The fires that swept through our beloved Northern California haven’t been an anomaly; they are a sign of what’s to come. As architects and designers, we feel a responsibility to engage with the tools we have; to see, to build, to consider, and to create new homes for those who have lost so much. How do we design and build in a responsive way in the face of climate change? Napa-based architect Brandon Jørgensen of Atelier Jørgensen set out to answer that question in the wake of the 2017 North Bay Fires.
Come join the conversation about resilient design with Jørgensen and colleagues, as they discuss their journey and process through what the Resilient Design Institute defined as “the intentional design of buildings, landscapes, communities, and regions in response to vulnerabilities to disaster and disruption of normal life.
Brandon Jørgensen is a native Californian with a design practice based in Napa California. A third-generation Californian, born and raised in the bay area, his family came here in the 30’s migrating from Denmark to work on the Bay Bridge and Golden Gate Bridge. Having served in the US Army’s 10th Mountain Division he went on to study architecture and received his Bachelor and master’s in architecture from the University of California, Berkeley. He has worked with Toyo Ito on the Berkeley Art Museum, Studied with Tadao Ando, and spent several years honing his skills as a young architect at Skidmore, Owings, and Merrill. He started his own studio in 2011 where he and his small team are currently working on projects in Greece, Hawaii, Los Angeles, and all throughout wine country with a focus on residential and hospitality.
Stanley Saitowitz was born in Johannesburg, South Africa and received his Bachelor of Architecture at the University of Witwatersrand in 1974 and his Masters in Architecture at the University of California, Berkeley in 1977. He is an Emeritus Professor of Architecture at the University of California, Berkeley.
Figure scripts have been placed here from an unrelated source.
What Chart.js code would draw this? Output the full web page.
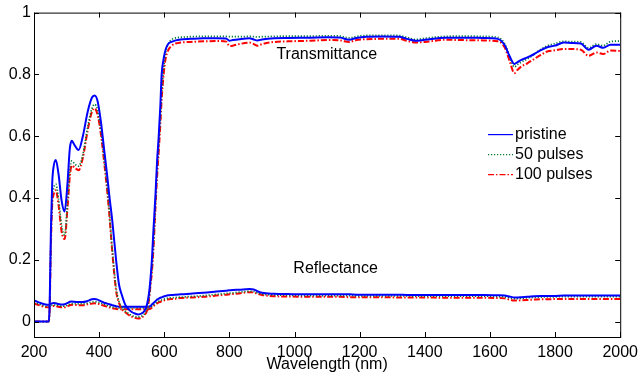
<!DOCTYPE html>
<html>
<head>
<meta charset="utf-8">
<script src="https://cdn.jsdelivr.net/npm/chart.js@4.4.1/dist/chart.umd.min.js"></script>
<style>
  html, body { margin: 0; padding: 0; background: #fff; }
  #wrap { width: 644px; height: 380px; position: relative; }
</style>
</head>
<body>
<div id="wrap"><canvas id="spectra"></canvas></div>
<script>
// wavelength grid (nm), shared by every curve
const wavelength = [200,245,248,252,256,260,267,275,285,294,
  303,310,316,325,337,350,365,378,386,395,
  405,415,425,431,440,452,461,470,480,490,
  500,510,520,530,540,547,553,557,562,567,
  573,578,583,588,592,598,604,613,622,635,
  650,680,720,760,790,800,810,830,862,875,
  886,900,938,980,1050,1100,1140,1168,1190,1220,
  1270,1320,1345,1372,1400,1463,1520,1580,1624,1645,
  1660,1675,1685,1697,1715,1736,1755,1776,1800,1827,
  1850,1879,1903,1927,1948,1970,2000];

// transmittance
const tPristine = [0,0,0.05,0.3,0.45,0.5,0.523,0.48,0.39,0.356,
  0.45,0.56,0.585,0.57,0.555,0.6,0.68,0.725,0.732,0.715,
  0.65,0.56,0.47,0.41,0.33,0.2,0.12,0.085,0.055,0.04,
  0.031,0.026,0.023,0.026,0.036,0.055,0.09,0.13,0.2,0.3,
  0.41,0.52,0.6,0.7,0.8,0.85,0.88,0.9,0.905,0.91,
  0.913,0.915,0.917,0.917,0.916,0.909,0.911,0.914,0.917,0.913,
  0.91,0.913,0.917,0.918,0.919,0.92,0.919,0.912,0.918,0.922,
  0.923,0.922,0.915,0.909,0.912,0.919,0.919,0.918,0.915,0.895,
  0.86,0.834,0.84,0.847,0.855,0.866,0.878,0.888,0.893,0.903,
  0.902,0.9,0.88,0.893,0.886,0.896,0.896];
const t50 = [0,0,0.04,0.27,0.4,0.43,0.445,0.4,0.31,0.28,
  0.39,0.49,0.52,0.51,0.503,0.54,0.63,0.69,0.703,0.685,
  0.62,0.53,0.43,0.36,0.24,0.11,0.065,0.045,0.033,0.026,
  0.02,0.016,0.015,0.017,0.026,0.04,0.075,0.115,0.17,0.25,
  0.38,0.49,0.57,0.66,0.74,0.82,0.87,0.9,0.912,0.918,
  0.92,0.922,0.923,0.923,0.923,0.922,0.922,0.922,0.923,0.922,
  0.921,0.922,0.923,0.924,0.924,0.925,0.924,0.918,0.923,0.926,
  0.926,0.926,0.92,0.913,0.917,0.923,0.924,0.923,0.92,0.9,
  0.86,0.824,0.832,0.84,0.85,0.865,0.88,0.893,0.9,0.907,
  0.906,0.905,0.886,0.898,0.893,0.906,0.908];
const t100 = [0,0,0.04,0.25,0.38,0.41,0.425,0.38,0.29,0.267,
  0.37,0.47,0.505,0.498,0.49,0.53,0.62,0.68,0.69,0.67,
  0.61,0.52,0.42,0.35,0.23,0.1,0.06,0.04,0.03,0.022,
  0.016,0.012,0.01,0.013,0.022,0.035,0.07,0.11,0.16,0.24,
  0.37,0.47,0.55,0.64,0.72,0.8,0.85,0.88,0.892,0.9,
  0.903,0.905,0.907,0.908,0.906,0.892,0.893,0.898,0.903,0.898,
  0.893,0.898,0.905,0.907,0.909,0.911,0.91,0.905,0.911,0.914,
  0.915,0.915,0.909,0.903,0.905,0.912,0.911,0.91,0.907,0.888,
  0.845,0.804,0.815,0.826,0.836,0.85,0.862,0.874,0.878,0.882,
  0.882,0.88,0.86,0.871,0.866,0.877,0.876];

// reflectance
const rPristine = [0.068,0.054,0.056,0.058,0.059,0.06,0.059,0.057,0.055,0.056,
  0.06,0.064,0.065,0.064,0.063,0.063,0.067,0.072,0.073,0.071,
  0.066,0.061,0.058,0.056,0.053,0.05,0.048,0.048,0.048,0.048,
  0.048,0.048,0.048,0.048,0.048,0.048,0.048,0.05,0.055,0.06,
  0.066,0.071,0.074,0.077,0.078,0.081,0.083,0.085,0.086,0.087,
  0.088,0.09,0.093,0.097,0.1,0.101,0.102,0.103,0.105,0.104,
  0.098,0.093,0.09,0.089,0.088,0.088,0.088,0.088,0.087,0.087,
  0.087,0.087,0.086,0.086,0.086,0.086,0.086,0.086,0.085,0.084,
  0.081,0.078,0.078,0.079,0.08,0.082,0.083,0.083,0.083,0.084,
  0.084,0.084,0.084,0.084,0.084,0.084,0.084];
const r50 = [0.062,0.049,0.05,0.052,0.053,0.054,0.053,0.052,0.05,0.05,
  0.054,0.057,0.058,0.058,0.057,0.057,0.06,0.063,0.064,0.063,
  0.06,0.056,0.052,0.05,0.047,0.045,0.044,0.044,0.044,0.044,
  0.044,0.044,0.044,0.044,0.044,0.044,0.044,0.045,0.049,0.054,
  0.059,0.063,0.066,0.068,0.07,0.072,0.074,0.076,0.077,0.078,
  0.079,0.081,0.084,0.088,0.091,0.092,0.093,0.095,0.098,0.097,
  0.093,0.089,0.086,0.085,0.084,0.084,0.084,0.084,0.083,0.083,
  0.083,0.083,0.083,0.082,0.082,0.082,0.082,0.082,0.081,0.08,
  0.077,0.074,0.074,0.075,0.077,0.078,0.079,0.08,0.08,0.081,
  0.081,0.081,0.081,0.081,0.081,0.081,0.081];
const r100 = [0.058,0.046,0.047,0.049,0.05,0.05,0.05,0.048,0.046,0.046,
  0.05,0.053,0.054,0.054,0.053,0.053,0.056,0.058,0.059,0.058,
  0.055,0.051,0.048,0.046,0.043,0.041,0.04,0.04,0.04,0.04,
  0.04,0.04,0.04,0.04,0.04,0.04,0.04,0.041,0.045,0.05,
  0.055,0.059,0.062,0.064,0.066,0.068,0.07,0.072,0.073,0.074,
  0.076,0.078,0.08,0.084,0.087,0.088,0.089,0.091,0.095,0.094,
  0.09,0.086,0.082,0.081,0.08,0.08,0.08,0.079,0.079,0.079,
  0.079,0.078,0.078,0.078,0.078,0.077,0.077,0.077,0.076,0.075,
  0.071,0.068,0.068,0.069,0.07,0.071,0.072,0.072,0.073,0.073,
  0.073,0.073,0.073,0.073,0.073,0.073,0.073];

const seriesNames = ['pristine', '50 pulses', '100 pulses'];
const xTicks = [200, 400, 600, 800, 1000, 1200, 1400, 1600, 1800, 2000];
const yTicks = [0, 0.2, 0.4, 0.6, 0.8, 1];

(function () {
    'use strict';

    var FONT = '"Liberation Sans", Arial, Helvetica, sans-serif';
    var FONT_SIZE = 16;
    var styles = [
        { color: '#0000ff', dash: [], width: 2 },
        { color: '#007a33', dash: [1.2, 1.8], width: 1.7 },
        { color: '#ff0000', dash: [6, 2, 1.5, 2], width: 2 }
    ];

    function toPoints(values) {
        return wavelength.map(function (w, i) { return { x: w, y: values[i] }; });
    }

    function makeDataset(label, values, style) {
        return {
            label: label,
            data: toPoints(values),
            borderColor: style.color,
            borderDash: style.dash,
            borderWidth: style.width,
            pointRadius: 0,
            fill: false,
            cubicInterpolationMode: 'monotone'
        };
    }

    var trans = [tPristine, t50, t100];
    var refl = [rPristine, r50, r100];
    var datasets = [];
    trans.forEach(function (v, i) { datasets.push(makeDataset(seriesNames[i], v, styles[i])); });
    refl.forEach(function (v, i) { datasets.push(makeDataset(seriesNames[i] + ' (R)', v, styles[i])); });

    var framePlugin = {
        id: 'frame',
        afterDraw: function (chart) {
            var ctx = chart.ctx;
            var ca = chart.chartArea;
            var xs = chart.scales.x, ys = chart.scales.y;
            ctx.save();
            ctx.strokeStyle = '#000';
            ctx.lineWidth = 1;
            ctx.setLineDash([]);
            ctx.strokeRect(ca.left + 0.5, ca.top + 0.5, ca.right - ca.left, ca.bottom - ca.top);
            var len = 5;
            ctx.beginPath();
            xTicks.forEach(function (v) {
                var px = Math.round(xs.getPixelForValue(v)) + 0.5;
                ctx.moveTo(px, ca.bottom); ctx.lineTo(px, ca.bottom - len);
                ctx.moveTo(px, ca.top); ctx.lineTo(px, ca.top + len);
            });
            yTicks.forEach(function (v) {
                var py = Math.round(ys.getPixelForValue(v)) + 0.5;
                ctx.moveTo(ca.left, py); ctx.lineTo(ca.left + len, py);
                ctx.moveTo(ca.right, py); ctx.lineTo(ca.right - len, py);
            });
            ctx.stroke();

            // curve group labels
            ctx.fillStyle = '#000';
            ctx.font = FONT_SIZE + 'px ' + FONT;
            ctx.textAlign = 'center';
            ctx.textBaseline = 'middle';
            ctx.fillText('Transmittance', xs.getPixelForValue(1099), ys.getPixelForValue(0.864));
            ctx.fillText('Reflectance', xs.getPixelForValue(1126), ys.getPixelForValue(0.171));

            // legend inside the plot
            ctx.textAlign = 'left';
            var lx = ca.left + 454;
            seriesNames.forEach(function (name, i) {
                var ly = ca.top + 122 + i * 20;
                ctx.strokeStyle = styles[i].color;
                ctx.lineWidth = 1.2;
                ctx.setLineDash(styles[i].dash);
                ctx.beginPath();
                ctx.moveTo(lx, ly); ctx.lineTo(lx + 25, ly);
                ctx.stroke();
                ctx.fillText(name, lx + 27, ly);
            });
            ctx.restore();
        }
    };

    new Chart(document.getElementById('spectra').getContext('2d'), {
        type: 'line',
        data: { datasets: datasets },
        options: {
            responsive: true,
            maintainAspectRatio: false,
            animation: false,
            layout: { padding: { top: 12, right: 17, left: 0, bottom: 0 } },
            plugins: {
                legend: { display: false },
                tooltip: { enabled: false }
            },
            scales: {
                x: {
                    type: 'linear',
                    min: 200,
                    max: 2000,
                    afterBuildTicks: function (scale) {
                        scale.ticks = xTicks.map(function (v) { return { value: v }; });
                    },
                    afterFit: function (scale) { scale.height = 43; },
                    grid: { display: false, drawTicks: false, tickLength: 0 },
                    border: { display: false },
                    ticks: {
                        color: '#000',
                        font: { family: FONT, size: FONT_SIZE },
                        padding: 6,
                        maxRotation: 0,
                        autoSkip: false,
                        callback: function (value) { return String(value); }
                    },
                    title: {
                        display: true,
                        text: 'Wavelength (nm)',
                        color: '#000',
                        font: { family: FONT, size: FONT_SIZE },
                        padding: { top: 0, bottom: 6 }
                    }
                },
                y: {
                    min: -0.05,
                    max: 1,
                    afterBuildTicks: function (scale) {
                        scale.ticks = yTicks.map(function (v) { return { value: v }; });
                    },
                    afterFit: function (scale) { scale.width = 34; },
                    grid: { display: false, drawTicks: false, tickLength: 0 },
                    border: { display: false },
                    ticks: {
                        color: '#000',
                        font: { family: FONT, size: FONT_SIZE },
                        padding: 3,
                        callback: function (value) { return String(value); }
                    }
                }
            }
        },
        plugins: [framePlugin]
    });
})();
</script>
</body>
</html>
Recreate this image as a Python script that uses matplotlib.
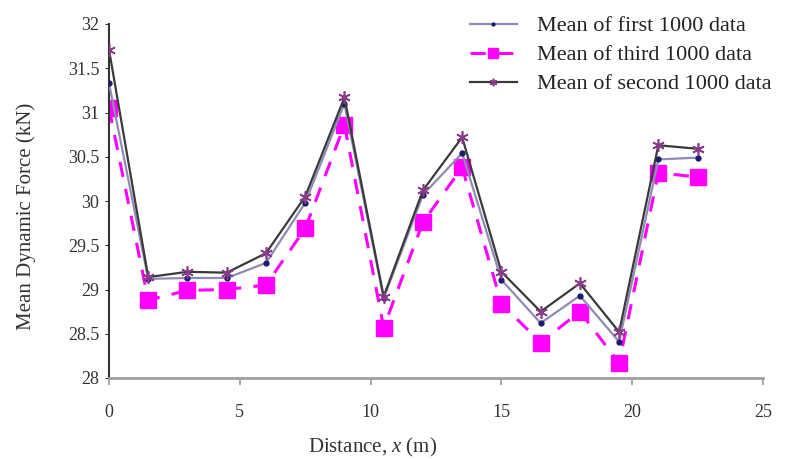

He has taught at numerous schools, including the Elliot Noyes Professor, Harvard University GSD (1991-2), the Bruce Goff Professor, University of Norman, Oklahoma (1993), UCLA, Rice, SCIARC, Cornell, Syracuse, and University of Texas at Austin. He has given more than 200 public lectures in the United States and abroad. His first house was built in 1975, and together with Stanley Saitowitz/Natoma Architects Inc., has completed numerous buildings and projects. These have been residential, commercial and institutional. He has designed houses, housing, master plans, offices, museums, libraries, wineries, synagogues, churches, commercial and residential interiors, memorials, urban landscapes and promenades. Amongst many awards, the Transvaal House was declared a National Monument by the Monuments Council in South Africa in 1997, the New England Holocaust Memorial received the Henry Bacon Medal in 1998, and in 2006 he was a finalist for the Smithsonian Cooper Hewitt National Design Award given by Laura Bush at the White House. Three books have been published on the work, and articles have appeared in many magazines and newspapers. His paintings, drawings and models have been exhibited in numerous galleries and museums.
Since 1985, FOUGERON ARCHITECTURE is a nationally recognized design firm whose work exhibits a strong commitment to clarity of thought, design integrity, and quality of architectural detail.
The firm's decidedly modernist attitude is the result of founder Anne Fougeron's vision to create a practice dedicated to finding the perfect alignment between architectural idea and built form. Her work can be defined by three basic tenets:
Architectural space is modulated by the quality and character of natural light.
Innovative use of structure becomes the architectural ornament.
Exploration into the visual and tactile nature of materials enhances how people engage a building.
Ms. Fougeron's keen interest in crossing disciplinary boundaries has led the firm to develop a collaborative creative process that capitalizes on her relationships with craftsmen and artists who are experts in their fields. Contrary to most traditional practices, the firm does not separate between the design and production parts of the work process; preferring to believe that the process of design and innovation must continue through all phases of design and construction.
Craig Steely is a California and Hawaii based architect. His buildings have been described as true and unique hybrids of these two environments. They embrace the realities of the environment and our connection/separation to it over the subjugation of it, all the while focusing on developing a singular architecture rooted in its context. Active projects include work on the Big Island of Hawaii and Maui, as well as several along the coast of California—from Sea Ranch to San Francisco to Big Sur.
He received his architecture degree from Cal Poly, San Luis Obispo. He has lectured at the University of Hawaii, the University of California at Berkeley, Cal Poly and at many conferences including the Monterey Design Conference. His work has been awarded recognition by the American Institute of Architects and published widely in books and periodicals. In 2009 he was selected as an “Emerging Talent” by the AIA California Council. His office was chosen the top firm in the 2013 Residential Architect Magazine leadership awards.